Delegation Case Study: Large Healthcare

A quick story about Decision-Rights in a Large Healthcare Org

In 2019, my team and I collaborated with the senior leadership of a large healthcare organization grappling with a perceived innovation deficit within the depths of their expansive workforce. The CEO had initiated a program for mid-level leaders to propose alternatives to the operating model, but the path forward was unclear.

Our diagnosis revealed an unexpected issue: the problem was not with the strategy, staff or structure, but in decision dysfunction at the upper levels of the organization. Senior leaders' disputes over roles and responsibilities were preventing good ideas from getting to the market in a reasonable time.
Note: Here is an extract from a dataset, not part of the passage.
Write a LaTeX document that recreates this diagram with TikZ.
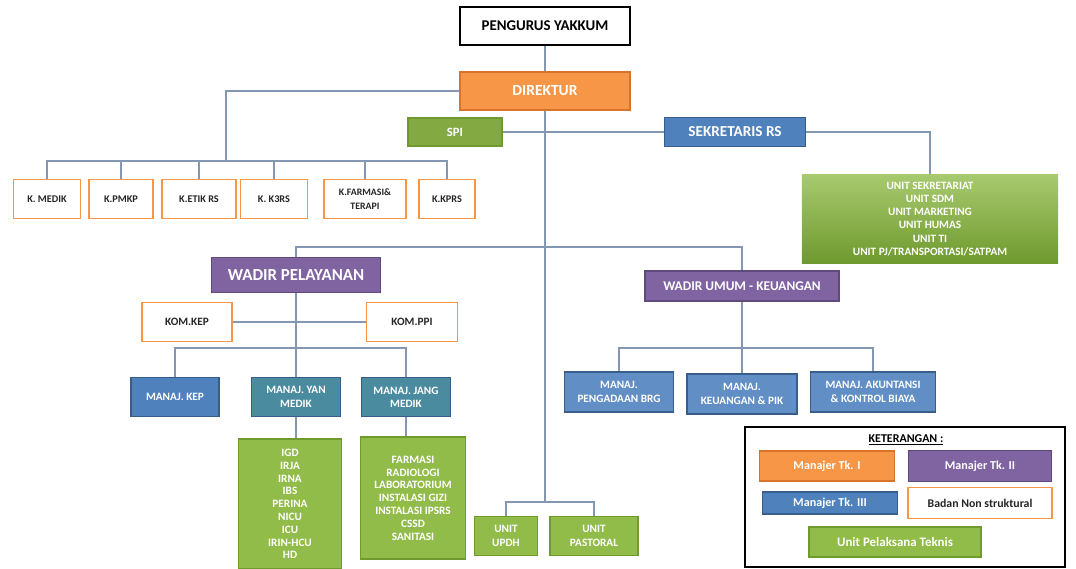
\documentclass[tikz,border=0pt]{standalone}
\usepackage{fontspec}
\setmainfont{Carlito}
\usepackage{tikz}
\usetikzlibrary{positioning}
\definecolor{tkone}{HTML}{F79646}
\definecolor{tkoneline}{HTML}{D9722A}
\definecolor{tktwo}{HTML}{8064A2}
\definecolor{tktwoline}{HTML}{5F4A7B}
\definecolor{tkthree}{HTML}{4F81BD}
\definecolor{tkthreeline}{HTML}{385D8A}
\definecolor{tkmed}{HTML}{4B8BA0}
\definecolor{upt}{HTML}{92BC4A}
\definecolor{uptline}{HTML}{6E9A2E}
\definecolor{wire}{HTML}{8497B0}
\tikzset{
wh/.style 2 args={minimum width=#1cm, minimum height=#2cm}, % box size in cm
fs/.style={font=\bfseries\fontsize{#1}{9.5}\selectfont}, % bold text of a given size
box/.style={draw, thick, inner sep=0pt, align=center, fs=8}, % every box of the chart
mgrone/.style={box, fill=tkone, draw=tkoneline, text=white}, % Manajer Tk. I
mgrtwo/.style={box, fill=tktwo, draw=tktwoline, text=white}, % Manajer Tk. II
mgrthree/.style={box, fill=tkthree, draw=tkthreeline, text=white}, % Manajer Tk. III
mgrmed/.style={box, fill=tkmed, draw=tkthreeline, text=white}, % medical managers
nonstr/.style={box, fill=white, draw=tkone, text=black!85}, % Badan Non struktural
unit/.style={box, fill=upt, draw=uptline, text=white}, % Unit Pelaksana Teknis
wire/.style={draw=wire, line width=0.9pt}, % the connectors
}

\begin{document}
\begin{tikzpicture}[x=0.025cm, y=-0.025cm]
\useasboundingbox (0,0) rectangle (1076,569);
% top of the chart
\node[box, line width=1.3pt, fill=white, text=black, wh={4.23}{0.95}, fs=10.6] (pengurus) at (545,26) {PENGURUS YAKKUM};
\node[mgrone, wh={4.25}{0.95}, fs=11] (dir) at (545,91) {DIREKTUR};
\node[unit, fill=upt!90!black, wh={2.35}{0.7}, fs=9] (spi) at (455,132) {SPI};
\node[mgrthree, wh={3.53}{0.73}, fs=10.8] (sekr) at (735,132) {SEKRETARIS RS};
% committees
\node[nonstr, wh={1.68}{0.98}, fs=7.3] (kmedik) at (47,199) {K. MEDIK};
\node[nonstr, wh={1.6}{0.98}, fs=7.3] (kpmkp) at (121,199) {K.PMKP};
\node[nonstr, wh={1.85}{0.98}, fs=7.3] (ketik) at (199,199) {K.ETIK RS};
\node[nonstr, wh={1.68}{0.98}, fs=7.3] (kkrs) at (274,199) {K. K3RS};
\node[nonstr, wh={2.05}{0.98}, fs=7] (kfarm) at (365,199) {K.FARMASI\&\\TERAPI};
\node[nonstr, wh={1.4}{0.98}, fs=7.3] (kkprs) at (447,199) {K.KPRS};
\node[unit, draw=none, top color=upt!80!white, bottom color=uptline, wh={6.4}{2.2}, font=\bfseries\fontsize{8}{9.3}\selectfont] (units) at (930,219)
    {UNIT SEKRETARIAT\\UNIT SDM\\UNIT MARKETING\\UNIT HUMAS\\UNIT TI\\UNIT PJ/TRANSPORTASI/SATPAM};
% wakil direktur
\node[mgrtwo, wh={4.23}{0.88}, fs=12] (wpel) at (296,275) {WADIR PELAYANAN};
\node[mgrtwo, wh={4.85}{0.75}, fs=9.5] (wumum) at (742,286) {WADIR UMUM - KEUANGAN};
\node[nonstr, wh={2.25}{0.98}] (komkep) at (187,322) {KOM.KEP};
\node[nonstr, wh={2.28}{0.98}] (komppi) at (412,322) {KOM.PPI};
% managers
\node[mgrthree, wh={2.2}{0.98}] (mankep) at (175,397) {MANAJ. KEP};
\node[mgrmed, wh={2.23}{0.98}] (yanmed) at (296,397) {MANAJ. YAN\\MEDIK};
\node[mgrmed, wh={2.23}{0.98}] (jangmed) at (406,397) {MANAJ. JANG\\MEDIK};
\node[mgrthree, fill=tkthree!90!white, wh={2.73}{1.0}] (pengadaan) at (619,392) {MANAJ.\\PENGADAAN BRG};
\node[mgrthree, fill=tkthree!90!white, wh={2.75}{1.0}] (keu) at (742,394) {MANAJ.\\KEUANGAN \& PIK};
\node[mgrthree, fill=tkthree!90!white, wh={3.13}{1.0}] (akuntansi) at (873,392) {MANAJ. AKUNTANSI\\\& KONTROL BIAYA};
% installations and units
\node[unit, wh={2.58}{3.25}, font=\bfseries\fontsize{8}{9.1}\selectfont] (inst1) at (290,504) {IGD\\IRJA\\IRNA\\IBS\\PERINA\\NICU\\ICU\\IRIN-HCU\\HD};
\node[unit, wh={2.63}{3.05}, font=\bfseries\fontsize{8}{9.1}\selectfont] (inst2) at (413,498) {FARMASI\\RADIOLOGI\\LABORATORIUM\\INSTALASI GIZI\\INSTALASI IPSRS\\CSSD\\SANITASI};
\node[unit, wh={1.58}{0.98}] (updh) at (506,536) {UNIT\\UPDH};
\node[unit, wh={2.2}{0.98}] (pastoral) at (594,536) {UNIT\\PASTORAL};
% connectors
\coordinate (kbar) at (226,161);
\coordinate (wbar) at (545,247);
\coordinate (mbar) at (296,348);
\coordinate (fbar) at (742,348);
\coordinate (ubar) at (545,502);
\path[wire]
    (pengurus) -- (dir)
    (dir) -- (ubar)
    (dir) -| (kbar)
    (kmedik) |- (kbar) -| (kkprs)
    (spi) -- (sekr)
    (sekr) -| (units)
    (wpel) |- (wbar) -| (wumum)
    (wpel) -- (yanmed)
    (komkep) -- (komppi)
    (mankep) |- (mbar) -| (jangmed)
    (yanmed) -- (yanmed |- inst1.north)
    (jangmed) -- (jangmed |- inst2.north)
    (wumum) -- (keu)
    (pengadaan) |- (fbar) -| (akuntansi)
    (updh) |- (ubar) -| (pastoral)
    ;
\foreach \n in {kpmkp,ketik,kkrs,kfarm}
    \path[wire] (\n) -- (\n |- kbar);
% legend
\node[draw, line width=1.5pt, wh={7.98}{3.48}] (ket) at (905,497) {};
\node[fs=8.5] (kettitle) at (906,440) {\underline{KETERANGAN :}};
\node[mgrone, wh={3.38}{0.75}, fs=8.6] (tk1) at (827,466) {Manajer Tk. I};
\node[mgrtwo, wh={3.58}{0.78}, fs=8.6] (tk2) at (980,466) {Manajer Tk. II};
\node[mgrthree, wh={3.38}{0.55}, fs=8.6] (tk3) at (830,503) {Manajer Tk. III};
\node[nonstr, wh={3.6}{0.78}, fs=8.4] (nonstruk) at (980,503) {Badan Non struktural};
\node[unit, wh={4.3}{0.75}, fs=9.2] (uptkey) at (895,542) {Unit Pelaksana Teknis};
\end{tikzpicture}
\end{document}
In an exercise reviewing the past year's senior leadership meeting agendas, we found that 65% of the items, which ranged from high-level vision to minute budget approvals, shouldn’t have even made it to the meeting.

Why was the next level below the LT inappropriately escalating items? Because their decisions made in mid-level forums would tend to get shot down by a leader in a different part of an organization that didn’t agree with one aspect or another in the proposed approach.

Why use the designated decision forums when those forums don’t really have any sticking power? We may as well just send it up to the leaders and let them sort it our amongst themselves.

No wonder the organization struggled with accountability and empowerment.

This is fundamentally a distribution of authority problem. Are the right people in this organization doing enough of the right work? At what pace layer of the organization is the integration happening? Are norms around shared decision-making helping different parts of the organization work better together?